Si chiama Erwinia amylovora ed è responsabile del cosiddetto colpo di fuoco batterico, vale a dire una delle malattie infettive più gravi e insidiose per il pero e il melo. La malattia deve il suo nome comune al fatto che nelle piante colpite i fiori si tingono di scuro e le foglie avvizziscono fino a sembrare bruciate.
Quando vengono colpite da questo batterio, inoltre, le piante subiscono una modificazione del profumo che favorisce la propagazione dell’infezione.
I profumi che cambiano
Il profumo dei fiori di melo e di pero, infatti, non è sempre lo stesso: il patogeno è in grado di modificarne l’aroma favorendo così la sua diffusione di fiore in fiore attraverso il lavoro delle api.
A scoprire questa ingegnosa strategia di propagazione del batterio è stato un gruppo di ricerca delle università di Bologna e di Bolzano che ha pubblicato i risultati dello studio sulla rivista scientifica The ISME Journal.
I risultati della ricerca mostrano come Erwinia amylovora sia in grado di modificare la fragranza dei fiori negli alberi colpiti in modo che le api, ingannate dal nuovo bouquet di profumo, trasportino il batterio da una pianta all’altra. «La pericolosità della malattia è aggravata in particolare dalla facilità con cui il batterio è in grado di diffondersi sfruttando l’opera degli insetti impollinatori», spiegano i ricercatori che proprio su questo aspetto hanno concentrato il lavoro del gruppo di ricerca.
L’inganno delle api
Gli studiosi hanno notato che, messe davanti alla scelta tra fiori sani e fiori colpiti dal batterio, le api mostrano una preferenza per quelli sani. Il motivo è semplice ed è da ricondurre al diverso aroma emesso dai fiori malati. «La nostra ricerca – spiega Francesco Spinelli, docente dell’Università di Bologna che ha coordinato lo studio – mette in luce come Erwinia amylovora, uno dei principali patogeni del melo e del pero, sia in grado di cambiare il profumo dei fiori del suo ospite: una strategia che favorisce il passaggio del batterio dai fiori malati a quelli sani».

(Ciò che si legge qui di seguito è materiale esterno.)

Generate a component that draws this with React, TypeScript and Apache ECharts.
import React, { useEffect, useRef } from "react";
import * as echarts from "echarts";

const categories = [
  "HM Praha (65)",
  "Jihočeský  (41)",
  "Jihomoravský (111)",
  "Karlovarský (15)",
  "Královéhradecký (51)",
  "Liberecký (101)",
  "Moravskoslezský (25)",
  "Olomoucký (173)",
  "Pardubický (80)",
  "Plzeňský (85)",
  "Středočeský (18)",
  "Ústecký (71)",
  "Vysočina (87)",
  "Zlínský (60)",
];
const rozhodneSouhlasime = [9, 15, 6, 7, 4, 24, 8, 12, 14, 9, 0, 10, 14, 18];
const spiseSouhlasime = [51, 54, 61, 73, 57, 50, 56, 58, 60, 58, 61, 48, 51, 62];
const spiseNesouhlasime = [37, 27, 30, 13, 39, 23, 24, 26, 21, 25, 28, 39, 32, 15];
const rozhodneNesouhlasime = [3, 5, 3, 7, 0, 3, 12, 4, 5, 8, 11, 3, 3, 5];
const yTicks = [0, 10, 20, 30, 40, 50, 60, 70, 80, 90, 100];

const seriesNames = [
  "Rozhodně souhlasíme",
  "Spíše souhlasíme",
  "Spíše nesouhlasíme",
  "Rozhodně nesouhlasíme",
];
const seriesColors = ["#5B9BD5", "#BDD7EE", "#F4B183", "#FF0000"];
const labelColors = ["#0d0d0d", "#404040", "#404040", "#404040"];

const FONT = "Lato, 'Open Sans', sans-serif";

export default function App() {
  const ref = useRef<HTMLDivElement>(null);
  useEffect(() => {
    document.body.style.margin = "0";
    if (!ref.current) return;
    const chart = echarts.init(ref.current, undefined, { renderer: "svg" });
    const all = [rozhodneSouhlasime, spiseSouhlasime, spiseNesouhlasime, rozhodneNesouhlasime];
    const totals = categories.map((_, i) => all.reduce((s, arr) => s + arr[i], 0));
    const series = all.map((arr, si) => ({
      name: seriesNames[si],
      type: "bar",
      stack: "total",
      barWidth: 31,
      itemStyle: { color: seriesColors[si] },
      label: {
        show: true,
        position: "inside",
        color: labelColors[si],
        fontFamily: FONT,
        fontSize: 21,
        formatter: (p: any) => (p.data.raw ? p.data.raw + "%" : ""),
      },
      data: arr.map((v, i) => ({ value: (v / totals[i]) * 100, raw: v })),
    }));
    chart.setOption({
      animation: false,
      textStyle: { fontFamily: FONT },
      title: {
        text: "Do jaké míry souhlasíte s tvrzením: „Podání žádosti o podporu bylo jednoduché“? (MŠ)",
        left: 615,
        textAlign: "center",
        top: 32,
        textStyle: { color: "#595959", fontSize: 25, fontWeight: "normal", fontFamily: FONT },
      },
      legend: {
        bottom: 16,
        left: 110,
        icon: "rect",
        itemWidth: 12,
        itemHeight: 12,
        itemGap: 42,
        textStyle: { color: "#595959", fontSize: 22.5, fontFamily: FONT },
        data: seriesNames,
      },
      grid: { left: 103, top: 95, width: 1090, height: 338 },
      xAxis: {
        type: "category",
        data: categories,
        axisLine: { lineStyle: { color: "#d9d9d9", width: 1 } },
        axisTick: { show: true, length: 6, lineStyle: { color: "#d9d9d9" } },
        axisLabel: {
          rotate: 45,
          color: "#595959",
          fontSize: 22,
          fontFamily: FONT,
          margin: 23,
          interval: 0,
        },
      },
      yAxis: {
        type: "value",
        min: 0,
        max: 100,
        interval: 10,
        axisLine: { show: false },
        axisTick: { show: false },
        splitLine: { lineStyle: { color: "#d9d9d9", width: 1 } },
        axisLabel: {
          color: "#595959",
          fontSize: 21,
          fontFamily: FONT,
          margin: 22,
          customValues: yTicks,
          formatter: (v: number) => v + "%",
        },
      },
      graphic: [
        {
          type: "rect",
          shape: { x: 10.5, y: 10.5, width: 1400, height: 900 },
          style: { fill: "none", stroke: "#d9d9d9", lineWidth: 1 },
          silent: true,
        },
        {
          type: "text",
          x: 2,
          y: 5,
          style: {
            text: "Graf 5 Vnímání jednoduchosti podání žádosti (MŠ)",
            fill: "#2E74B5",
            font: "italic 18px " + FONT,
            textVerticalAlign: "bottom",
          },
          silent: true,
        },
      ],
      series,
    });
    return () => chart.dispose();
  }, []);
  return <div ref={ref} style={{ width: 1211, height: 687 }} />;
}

Una volta colpita dal batterio, la pianta attiva le sue difese emettendo specifici composti volatili che le api sono in grado di percepire. «A seguito dell’infezione – continua il professor Spinelli – gli alberi reagiscono producendo alcuni composti odorosi, tra i quali c’è in particolare l’acido salicilico, una molecola chiave per i meccanismi di difesa delle piante ma anche un composto repellente per le api».
I fiori delle essenze arboree malate risultano quindi meno “attraenti” per le api rispetto a quelli sani. Perché allora l’infezione continua a diffondersi? «La reazione delle piante malate – spiega il docente – non è in grado di bloccare completamente l’opera delle api, che sono comunque spinte a posarsi sui fiori».
Il numero di api che raggiungono gli alberi malati, dunque, è minore rispetto a quante scelgono quelli sani, ma è comunque sufficiente a favorire la diffusione del batterio. «Una volta che un’ape si posa su un fiore malato questa viene contaminata dal batterio e al tempo stesso si trova respinta dall’azione repellente dei composti odorosi prodotti dalla pianta malata – prosegue il ricercatore -. Di conseguenza, il fiore successivo che sceglierà probabilmente sarà quello di un albero ancora sano: in questo modo l’infezione continua a trasmettersi di pianta in pianta».
Sfruttando le naturali reazioni di difesa delle piante e il lavoro delle api, Erwinia amylovora riesce così a diffondersi in modo rapido ed efficace, mettendo a rischio intere coltivazioni.